Por trás disso não está senão o medo, adverte Joanna de Ângelis: “O medo de ser deixado em plano secundário, de não ter para onde ir, com quem conversar, significaria ser desconsiderado, atirado à solidão” (p. 28). Por isso que se ostenta ruidosamente uma felicidade abrigada no acesso ao poder mítico da ciência, com a "terrível preocupação para ser visto, fotografado, comentando, vendendo saúde, felicidade, mesmo que fictícia” (ib.).

Essa ambientação cultural regida pelo mito da onisciência científica, o que inclui a psicofarmacologia, que chegou a transbordar para fora do âmbito rigoroso das prescrições médicas, é, na verdade, uma das raízes neuróticas, pois suas ficções de felicidade tanto podem induzir isolamento até o limite de uma fobia social quanto podem fazer o indivíduo tomá-las como o parâmetro inflexível da vivência coletiva ordenada.

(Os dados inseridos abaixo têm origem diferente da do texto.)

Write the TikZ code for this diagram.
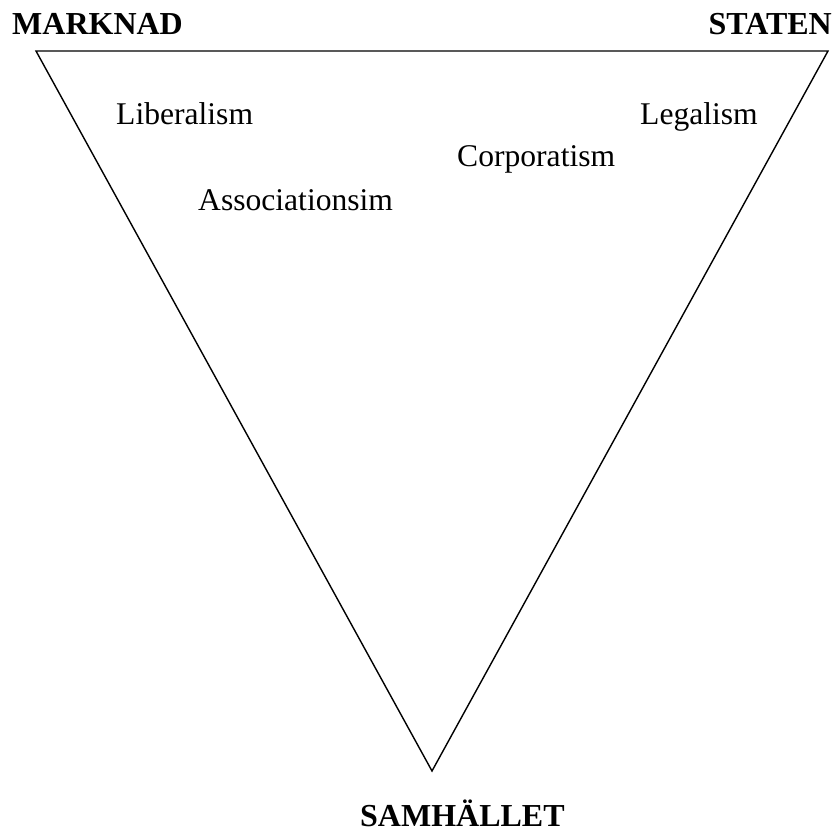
\documentclass[tikz,border=0pt]{standalone}
\usepackage{fontspec}
\setmainfont{Liberation Serif}
\begin{document}
\begin{tikzpicture}[x=1pt,y=1pt,
  lbl/.style={inner sep=0pt,anchor=base west,font=\fontsize{31.6}{36}\selectfont},
  corner/.style={inner sep=0pt,anchor=base west,font=\fontsize{32}{36}\selectfont\bfseries}]
\useasboundingbox (0,0) rectangle (837,834);
\coordinate (tl) at (36,783);
\coordinate (tr) at (828,783);
\coordinate (bt) at (432,63);
\draw[line width=1.4pt,line join=miter] (tl) -- (tr) -- (bt) -- cycle;
\node[corner] (mark) at (12,799) {MARKNAD};
\node[corner,anchor=base east] (stat) at (832,799) {STATEN};
\node[corner] (samh) at (360,7) {SAMHÄLLET};
\node[lbl] (lib) at (116,709) {Liberalism};
\node[lbl] (leg) at (640,709) {Legalism};
\node[lbl] (corp) at (457,667) {Corporatism};
\node[lbl] (assoc) at (198,623) {Associationsim};
\end{tikzpicture}
\end{document}
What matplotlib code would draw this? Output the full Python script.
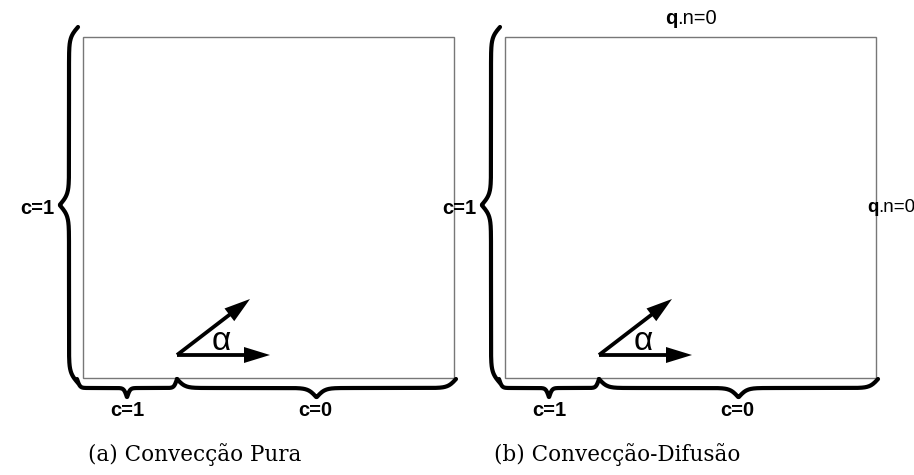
import numpy as np
import matplotlib.pyplot as plt
from matplotlib.patches import Rectangle, FancyArrow

# panel geometry (pixels, y downwards)
panel_x0 = [83, 505]
box_top, box_bot, box_w = 37, 378, 371
split_dx = 94          # where c=1 inlet ends along the bottom
arrow_dx = [73, 93]    # inclined / horizontal arrow lengths
arrow_dy = [-56, 0]

left_label = "c=1"
bottom_labels = ["c=1", "c=0"]
captions = ["(a) Convecção Pura", "(b) Convecção-Difusão"]
flux_label_q, flux_label_rest = "q", ".n=0"

W, H = 914, 475
fig = plt.figure(figsize=(W / 100, H / 100), dpi=100)
ax = fig.add_axes([0, 0, 1, 1])
ax.set_xlim(0, W)
ax.set_ylim(H, 0)
ax.axis("off")


def half(n, beta):
    t = np.linspace(0, 1, n)
    return 1 / (1 + np.exp(-beta * t)) + 1 / (1 + np.exp(-beta * (t - 1)))


def brace(a, b, base, depth, horizontal=True, beta=34, lw=3.0):
    n = 200
    s = np.linspace(a, b, 2 * n)
    h = half(n, beta)
    prof = np.concatenate([h, h[::-1]])   # 0.5 .. ~1 .. 1.5
    off = (prof - 0.5) * depth
    if horizontal:
        ax.plot(s, base + off, color="black", lw=lw, solid_capstyle="round")
    else:
        ax.plot(base - off, s, color="black", lw=lw, solid_capstyle="round")


txt = dict(family="Liberation Sans", fontweight="bold", fontsize=14.5)

for i, x0 in enumerate(panel_x0):
    ax.add_patch(Rectangle((x0, box_top), box_w, box_bot - box_top,
                           fill=False, ec="#777777", lw=1.0))
    # left brace
    brace(27, 383, x0 - 5, 18, horizontal=False)
    ax.text(x0 - 46, 208, left_label, ha="center", va="center", **txt)
    # bottom braces
    xs = x0 + split_dx
    brace(x0 - 6, xs, 379, 18)
    brace(xs, x0 + box_w + 2, 379, 18)
    ax.text((x0 - 5 + xs) / 2, 410, bottom_labels[0], ha="center", va="center", **txt)
    ax.text((xs + x0 + box_w) / 2, 410, bottom_labels[1], ha="center", va="center", **txt)
    # velocity arrows
    ox, oy = xs, 355
    for dx, dy in zip(arrow_dx, arrow_dy):
        ax.add_patch(FancyArrow(ox, oy, dx, dy, width=3.8, head_width=16,
                                head_length=26, length_includes_head=True,
                                color="black", lw=0))
    ax.text(ox + 44, 342, "α", ha="center", va="center",
            family="Liberation Sans", fontsize=24)
    # caption
    ax.text(x0 + 112, 455, captions[i], ha="center", va="center",
            family="DejaVu Serif", fontsize=15.5)


# flux conditions on panel (b)
def flux(x, y, size=14.5):
    t = ax.text(x, y, flux_label_q, ha="left", va="center",
                family="Liberation Sans", fontweight="bold", fontsize=size)
    fig.canvas.draw()
    bb = t.get_window_extent()
    xe = ax.transData.inverted().transform((bb.x1, bb.y0))[0]
    ax.text(xe, y, flux_label_rest, ha="left", va="center",
            family="Liberation Sans", fontsize=size)


flux(665, 18)
flux(867, 208, 13.5)

fig.savefig("out.png", dpi=100)
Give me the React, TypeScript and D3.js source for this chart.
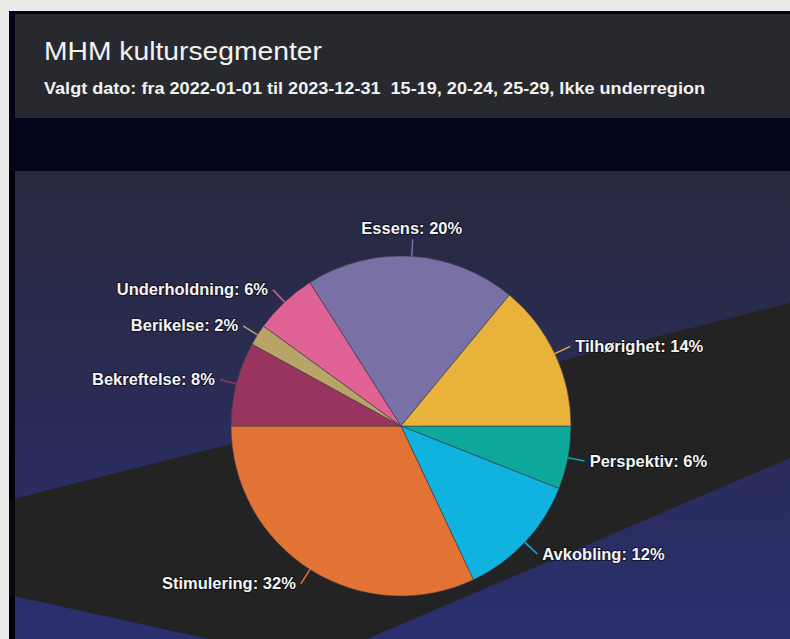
import React from "react";
import * as d3 from "d3";

// slices in drawing order, clockwise from 3 o'clock
const categories = ["Perspektiv", "Avkobling", "Stimulering", "Bekreftelse", "Berikelse", "Underholdning", "Essens", "Tilhørighet"];
const shares = [6, 12, 32, 8, 2, 6, 20, 14];
const sliceColors = ["#0da89b", "#10b2df", "#e37335", "#97355e", "#b9a467", "#e06294", "#7970a6", "#e9b23a"];

const title = "MHM kultursegmenter";
const subtitle = "Valgt dato: fra 2022-01-01 til 2023-12-31  15-19, 20-24, 25-29, Ikke underregion";

const W = 790;
const H = 639;
const cx = 401;
const cy = 426;
const radius = 170;
const labelDist = 17;

const font = "'Liberation Sans', Arial, sans-serif";

export default function App() {
  const pie = d3
    .pie<number>()
    .sort(null)
    .value((d) => d)
    .startAngle(Math.PI / 2)
    .endAngle(Math.PI / 2 + Math.PI * 2);
  const arcs = pie(shares);
  const arc = d3.arc<d3.PieArcDatum<number>>().innerRadius(0).outerRadius(radius);

  return (
    <svg
      width={W}
      height={H}
      style={{ position: "absolute", left: 0, top: 0, display: "block" }}
      fontFamily={font}
    >
      <defs>
        <linearGradient id="panelBg" x1="0" y1="0" x2="0" y2="1">
          <stop offset="0%" stopColor="#28293f" />
          <stop offset="100%" stopColor="#2b2f6e" />
        </linearGradient>
      </defs>
      <rect width={W} height={H} fill="#ebebe9" />
      <rect x={9} y={11} width={W - 9} height={H - 11} fill="#03041a" />

      {/* header */}
      <rect x={15} y={14} width={W - 15} height={104} fill="#28292f" />
      <text x={44} y={59.5} fill="#f2f2f2" fontSize={26} textLength={278} lengthAdjust="spacingAndGlyphs">
        {title}
      </text>
      <text
        x={44}
        y={94}
        fill="#f2f2f2"
        fontSize={16}
        fontWeight="bold"
        textLength={661}
        lengthAdjust="spacingAndGlyphs"
        style={{ whiteSpace: "pre" }}
      >
        {subtitle}
      </text>

      {/* chart panel */}
      <rect x={15} y={171} width={W - 15} height={H - 171} fill="url(#panelBg)" />
      <polygon points="9,500 790,303 790,458 367,639 209,639 9,595" fill="#232323" />
      <rect x={9} y={171} width={6} height={H - 171} fill="#00000a" opacity={0.75} />

      <g transform={`translate(${cx},${cy})`}>
        {arcs.map((a, i) => (
          <path key={categories[i]} d={arc(a) || ""} fill={sliceColors[i]} stroke="#3a3a4a" strokeWidth={0.6} />
        ))}
        {arcs.map((a, i) => {
          const mid = (a.startAngle + a.endAngle) / 2;
          const s = Math.sin(mid);
          const c = -Math.cos(mid);
          const x0 = s * radius;
          const y0 = c * radius;
          const x1 = s * (radius + labelDist);
          const y1 = c * (radius + labelDist);
          const top = Math.abs(s) < 0.25;
          const anchor = top ? "middle" : s > 0 ? "start" : "end";
          const tx = top ? x1 - 1 : x1 + (s > 0 ? 5 : -5);
          const ty = top ? y1 - 5 : y1 + 5.5;
          return (
            <g key={"l" + categories[i]}>
              <path d={`M${x0},${y0}L${x1},${y1}`} stroke={sliceColors[i]} strokeWidth={1.5} fill="none" />
              <text
                x={tx}
                y={ty}
                textAnchor={anchor}
                fontSize={16.5}
                fontWeight="bold"
                fill="#f4f4f4"
                stroke="rgba(0,0,0,0.55)"
                strokeWidth={2}
                strokeLinejoin="round"
                paintOrder="stroke"
              >
                {`${categories[i]}: ${shares[i]}%`}
              </text>
            </g>
          );
        })}
      </g>
    </svg>
  );
}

Neste último sentido é que pode ser lido o seguinte trecho da obra: “A violência, que irrompe desastrosa, arma os novos Rambos com equipamentos de vingança em nome da justiça, enfrentando as forças do mal que se apresentam numa sociedade injusta, promovendo lutas lamentáveis, sem controle” (p. 48).  Segundo ela, nesses momentos, se “descamba para o grotesco, fomentando o pavor, ironizando os valores dignos e desprezando as Instituições” (ib.).

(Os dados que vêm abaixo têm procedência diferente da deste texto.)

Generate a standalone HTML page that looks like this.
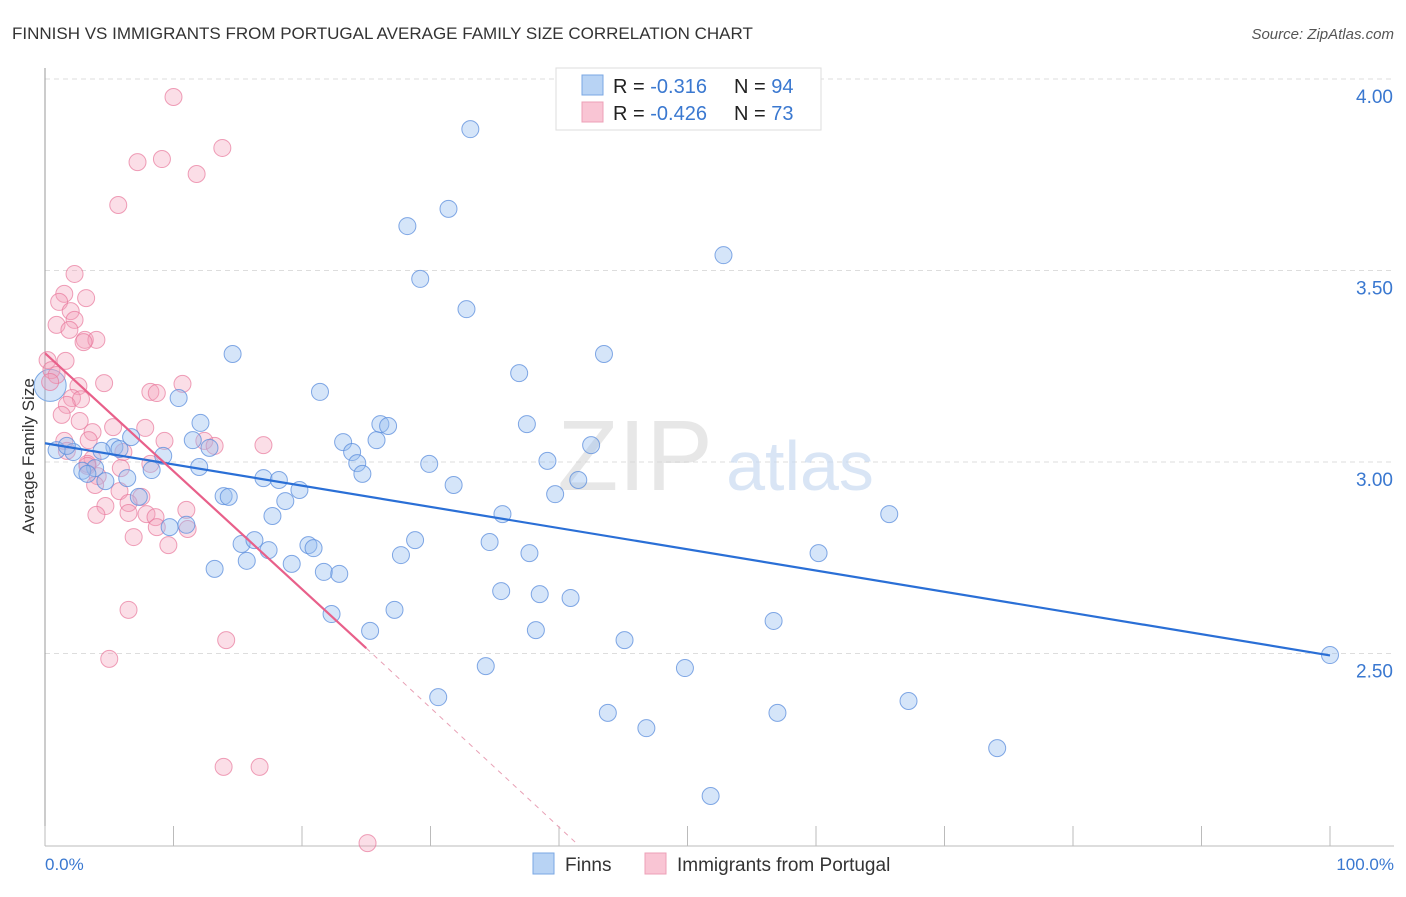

A autora não minimiza o papel primoroso das religiões, capaz de diminuir “o volume da violência”, pois “sem o mito da salvação pela fé, toda essa potencialidade seria canalizada na direção da agressividade destruidora” (p. 90). Mas também adverte contra os desencontros religiosos, porquanto “nas várias escolas de fé espocam a rebelião, as disputas lamentáveis, a maledicência ácida ou o distanciamento formando quistos perigosos no corpo comunitário” (p. 69).

Sua abordagem, que passa pela compreensão de que o Inconsciente de cada indivíduo “está sempre a ditar-lhe o que fazer e o que realizar” (p. 123), sugere então “uma nova conduta e, para isso, a psicologia profunda se torna o estudo de uma nova linguagem libertadora” (p. 121), ou seja, “uma nova linguagem que rompa com o atavismo, com a memória da sociedade, acumulada de símbolos, falsos uns e inadequados outros” (p. 122), o que significa dizer uma linguagem “sem autopunição, sem autojulgamento, sem autocondenação” (p. 121), implicando, por consequência, “renovar-se sempre para melhor, agindo com correção, sem consciência de culpa, sem autocompaixão, sem ansiedade, viver o tempo com dimensão atemporal" (p. 121-122).

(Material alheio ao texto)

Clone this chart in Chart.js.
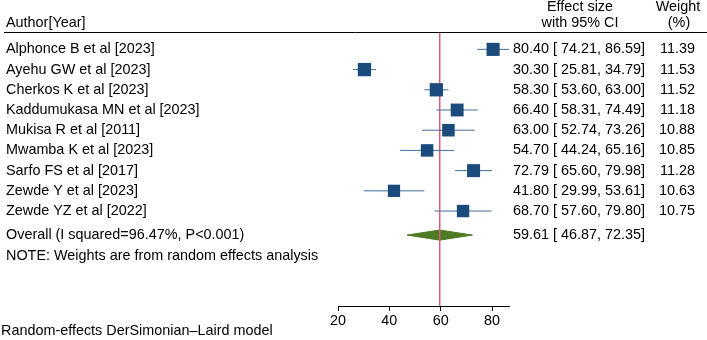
<!DOCTYPE html>
<html>
<head>
<meta charset="utf-8">
<script src="https://cdn.jsdelivr.net/npm/chart.js@4.4.1/dist/chart.umd.min.js"></script>
<style>
  html, body { margin: 0; padding: 0; background: #fff; }
  #wrap { width: 707px; height: 340px; }
</style>
</head>
<body>
<div id="wrap"><canvas id="forest" width="707" height="340"></canvas></div>
<script>
// study data
const studies = [
    'Alphonce B et al [2023]',
    'Ayehu GW et al [2023]',
    'Cherkos K et al [2023]',
    'Kaddumukasa MN et al [2023]',
    'Mukisa R et al [2011]',
    'Mwamba K et al [2023]',
    'Sarfo FS et al [2017]',
    'Zewde Y et al [2023]',
    'Zewde YZ et al [2022]'
];
const estimates = [80.40, 30.30, 58.30, 66.40, 63.00, 54.70, 72.79, 41.80, 68.70];
const lower = [74.21, 25.81, 53.60, 58.31, 52.74, 44.24, 65.60, 29.99, 57.60];
const upper = [86.59, 34.79, 63.00, 74.49, 73.26, 65.16, 79.98, 53.61, 79.80];
const weights = [11.39, 11.53, 11.52, 11.18, 10.88, 10.85, 11.28, 10.63, 10.75];

const overallEst = 59.61;
const overallLo = 46.87;
const overallHi = 72.35;
const overallLabel = 'Overall (I squared=96.47%, P<0.001)';
const noteLabel = 'NOTE: Weights are from random effects analysis';
const footLabel = 'Random-effects DerSimonian\u2013Laird model';

const xTicks = [20, 40, 60, 80];

// row positions (1 = first study)
const rows = studies.map((s, i) => i + 1);
const overallRow = 10.19;
const noteRow = 11.23;
const yTop = 0.14;
const yBottom = 13.70;

const FAMILY = '"Liberation Sans", Arial, sans-serif';
const FONT = '14.4px ' + FAMILY;
const fmt = v => v.toFixed(2);
const ciText = (e, l, u) => `${fmt(e)} [ ${fmt(l)}, ${fmt(u)}]`;

// =====================
// DATASETS
// =====================

const ciSets = rows.map((r, i) => ({
    type: 'scatter',
    data: [{ x: lower[i], y: r }, { x: upper[i], y: r }],
    showLine: true,
    borderColor: '#3f6d99',
    borderWidth: 1,
    pointRadius: 0,
    order: 1
}));

const boxSet = {
    type: 'scatter',
    data: rows.map((r, i) => ({ x: estimates[i], y: r })),
    pointStyle: 'rect',
    pointRadius: weights.map(w => w * 0.815),
    backgroundColor: '#1b4a7c',
    borderColor: '#1b4a7c',
    borderWidth: 0,
    order: 0
};

const refLine = {
    type: 'scatter',
    data: [{ x: overallEst, y: yTop }, { x: overallEst, y: yBottom }],
    showLine: true,
    borderColor: '#d45c7e',
    borderWidth: 1.5,
    pointRadius: 0,
    order: 2
};

const diamond = {
    type: 'scatter',
    data: [
        { x: overallLo, y: overallRow },
        { x: overallEst, y: overallRow - 0.25 },
        { x: overallHi, y: overallRow },
        { x: overallEst, y: overallRow + 0.25 },
        { x: overallLo, y: overallRow }
    ],
    showLine: true,
    fill: 'shape',
    backgroundColor: '#4d7a22',
    borderColor: '#4d7a22',
    borderWidth: 1,
    pointRadius: 0,
    order: 3
};

// =====================
// TEXT COLUMNS
// =====================

const tablePlugin = {
    id: 'forestTable',
    afterDraw(chart) {
        const ctx = chart.ctx;
        const y = chart.scales.y;
        ctx.save();
        ctx.fillStyle = '#000';
        ctx.font = FONT;
        ctx.textBaseline = 'middle';

        // header
        ctx.textAlign = 'left';
        ctx.fillText('Author[Year]', 6, 23);
        ctx.textAlign = 'center';
        ctx.fillText('Effect size', 580, 7);
        ctx.fillText('with 95% CI', 580, 23);
        ctx.fillText('Weight', 678, 7);
        ctx.fillText('(%)', 679, 23);

        ctx.strokeStyle = '#000';
        ctx.lineWidth = 1;
        ctx.beginPath();
        ctx.moveTo(4, 32.5);
        ctx.lineTo(707, 32.5);
        ctx.stroke();

        rows.forEach((r, i) => {
            const py = y.getPixelForValue(r);
            ctx.textAlign = 'left';
            ctx.fillText(studies[i], 6, py);
            ctx.fillText(ciText(estimates[i], lower[i], upper[i]), 513, py);
            ctx.textAlign = 'right';
            ctx.fillText(fmt(weights[i]), 695, py);
        });

        const oy = y.getPixelForValue(overallRow);
        ctx.textAlign = 'left';
        ctx.fillText(overallLabel, 6, oy);
        ctx.fillText(ciText(overallEst, overallLo, overallHi), 513, oy);
        ctx.fillText(noteLabel, 6, y.getPixelForValue(noteRow));
        ctx.fillText(footLabel, 1, 331);
        ctx.restore();
    }
};

new Chart(document.getElementById('forest'), {
    type: 'scatter',
    data: { datasets: [diamond, refLine, ...ciSets, boxSet] },
    options: {
        responsive: false,
        animation: false,
        layout: { padding: { left: 338, right: 198, top: 32, bottom: 0 } },
        plugins: {
            legend: { display: false },
            tooltip: { enabled: false }
        },
        scales: {
            x: {
                type: 'linear',
                position: 'bottom',
                min: 20,
                max: Math.max(...upper),
                afterBuildTicks: s => { s.ticks = xTicks.map(v => ({ value: v })); },
                afterFit: s => { s.height = 34; },
                grid: { display: true, drawOnChartArea: false, drawTicks: true, tickLength: 5, color: '#000' },
                border: { display: true, color: '#000', width: 1 },
                ticks: {
                    color: '#000',
                    padding: 1,
                    font: { family: FAMILY, size: 14.4 }
                }
            },
            y: {
                type: 'linear',
                display: false,
                reverse: true,
                min: yTop,
                max: yBottom
            }
        }
    },
    plugins: [tablePlugin]
});
</script>
</body>
</html>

Essa fisionomia, em arremate, fará com que a "sociedade amedrontada" (p. 25) ceda lugar a novos símbolos que se incorporarão pouco a pouco "ao cotidiano, ensinando disciplina, controle, respeito por si mesmo, aos outros, às autoridades, que no homem se fazem indispensáveis para a feliz coexistência pacífica" (p.49).

Enfim, esse livro, que tem outros relevantes aspectos aqui não focalizados, merece ser lido e relido por ser inegavelmente, como diriam os romanos, um lectio magistralis.

Vitória da Conquista, 29 de maio de 2020.